→ Your instructions
The lines from the top of the material through the line with "import seaborn as sns" are to be set down exactly. Leave the pictures out.

→ Provided data
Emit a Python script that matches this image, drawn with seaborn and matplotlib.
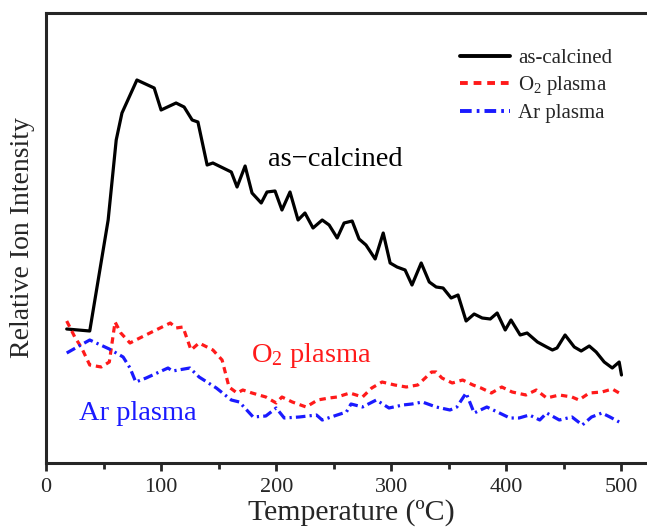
import numpy as np
import pandas as pd
import matplotlib
matplotlib.use("Agg")
import matplotlib.pyplot as plt
from matplotlib.ticker import MultipleLocator
import seaborn as sns

# ---- data (intensity in arbitrary units) ----
calc_T = [18, 38, 54, 61, 66, 79, 94, 100, 113, 120, 127, 132, 140, 145, 161, 166, 173, 179,
          187, 192, 199, 205, 212, 219, 225, 232, 240, 246, 253, 259, 266, 272, 278, 286, 293,
          299, 305, 312, 318, 326, 333, 339, 345, 352, 358, 365, 372, 379, 386, 392, 399, 404,
          412, 418, 427, 435, 440, 444, 451, 459, 465, 472, 478, 485, 492, 498, 500]
calc_I = [134, 132, 243, 323, 350, 383, 375, 353, 360, 356, 343, 341, 298, 300, 291, 276, 297, 270,
          260, 271, 272, 253, 271, 243, 250, 235, 243, 238, 225, 240, 242, 224, 218, 204, 230,
          200, 196, 193, 178, 200, 181, 176, 175, 165, 168, 142, 149, 145, 144, 150, 133, 143,
          128, 130, 121, 116, 113, 115, 128, 116, 112, 117, 111, 101, 95, 101, 88]

o2_T = [18, 25, 31, 38, 48, 55, 60, 65, 73, 78, 92, 108, 113, 119, 126, 133, 145, 153, 159, 166,
        171, 179, 191, 200, 205, 214, 226, 236, 246, 253, 264, 275, 283, 292, 303, 313, 323, 335,
        339, 344, 353, 362, 371, 378, 387, 396, 405, 417, 426, 435, 446, 457, 463, 472, 483, 492, 498]
o2_I = [142, 126, 115, 98, 96, 101, 141, 130, 120, 123, 131, 140, 135, 136, 113, 120, 113, 103, 76, 70,
        73, 70, 66, 60, 66, 61, 56, 63, 65, 66, 70, 66, 75, 81, 78, 76, 78, 91,
        91, 85, 80, 83, 78, 75, 70, 76, 71, 68, 73, 65, 68, 66, 63, 70, 71, 74, 70]

ar_T = [18, 38, 55, 67, 73, 78, 87, 106, 110, 125, 133, 148, 161, 168, 180, 191, 200, 207, 220,
        235, 240, 253, 261, 265, 275, 287, 298, 310, 318, 327, 339, 351, 357, 365, 372, 383, 394,
        403, 411, 420, 429, 435, 446, 457, 466, 474, 483, 490, 498]
ar_I = [110, 123, 114, 106, 95, 81, 85, 95, 92, 95, 86, 75, 63, 61, 46, 47, 55, 45, 46,
        48, 43, 48, 51, 59, 56, 63, 55, 58, 59, 61, 56, 53, 56, 70, 50, 56, 50,
        45, 45, 48, 43, 50, 43, 46, 38, 46, 50, 46, 41]

series_labels = ["as-calcined", "O$_2$ plasma", "Ar plasma"]
annot_texts = ["as\u2212calcined", "O$_2$ plasma", "Ar plasma"]
colors = ["black", "#ff1a1a", "#1a1aff"]
x_ticks = [0, 100, 200, 300, 400, 500]

df = pd.concat([
    pd.DataFrame({"T": calc_T, "I": calc_I, "s": series_labels[0]}),
    pd.DataFrame({"T": o2_T, "I": o2_I, "s": series_labels[1]}),
    pd.DataFrame({"T": ar_T, "I": ar_I, "s": series_labels[2]}),
])

sns.set_style("ticks")
plt.rcParams["font.family"] = ["Liberation Serif", "DejaVu Serif"]
plt.rcParams["mathtext.fontset"] = "custom"
plt.rcParams["mathtext.rm"] = "Liberation Serif"
plt.rcParams["mathtext.it"] = "Liberation Serif:italic"

fig = plt.figure(figsize=(6.47, 5.32), dpi=100)
ax = fig.add_axes([46 / 647, 1 - 463 / 532, 610 / 647, 450 / 532])

dashes = {series_labels[0]: "", series_labels[1]: (2.0, 1.5), series_labels[2]: (3.0, 1.3, 0.7, 1.3)}
sns.lineplot(data=df, x="T", y="I", hue="s", style="s", palette=dict(zip(series_labels, colors)),
             dashes=dashes, linewidth=2.3, sort=False, ax=ax, estimator=None)

ax.set_xlim(0, 530)
ax.set_ylim(0, 450)
ax.set_xticks(x_ticks)
ax.xaxis.set_minor_locator(MultipleLocator(50))
ax.set_yticks([])
ax.tick_params(axis="x", which="major", direction="out", length=6, width=2, labelsize=16, pad=5)
ax.tick_params(axis="x", which="minor", direction="out", length=4, width=2)
for sp in ax.spines.values():
    sp.set_linewidth(2.2)
    sp.set_visible(True)

ax.set_xlabel("Temperature (\u00baC)", fontsize=21.5, labelpad=1)
ax.set_ylabel("Relative Ion Intensity", fontsize=20, labelpad=8)

ax.text(251, 303, annot_texts[0], color=colors[0], fontsize=20.5, ha="center", va="center")
ax.text(231, 108, annot_texts[1], color=colors[1], fontsize=20.5, ha="center", va="center")
ax.text(80, 50, annot_texts[2], color=colors[2], fontsize=20.5, ha="center", va="center")

leg = ax.legend(loc="upper left", bbox_to_anchor=(399 / 610, 1 - 21 / 450), frameon=False,
                fontsize=15, handlelength=2.4, labelspacing=0.3, handletextpad=0.4,
                borderpad=0.2)
for line in leg.get_lines():
    line.set_linewidth(2.8)

fig.savefig("out.png", dpi=100)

→ Expected output
Emit a Python script that matches this image, drawn with seaborn and matplotlib.
import numpy as np
import pandas as pd
import matplotlib
matplotlib.use("Agg")
import matplotlib.pyplot as plt
from matplotlib.ticker import MultipleLocator
import seaborn as sns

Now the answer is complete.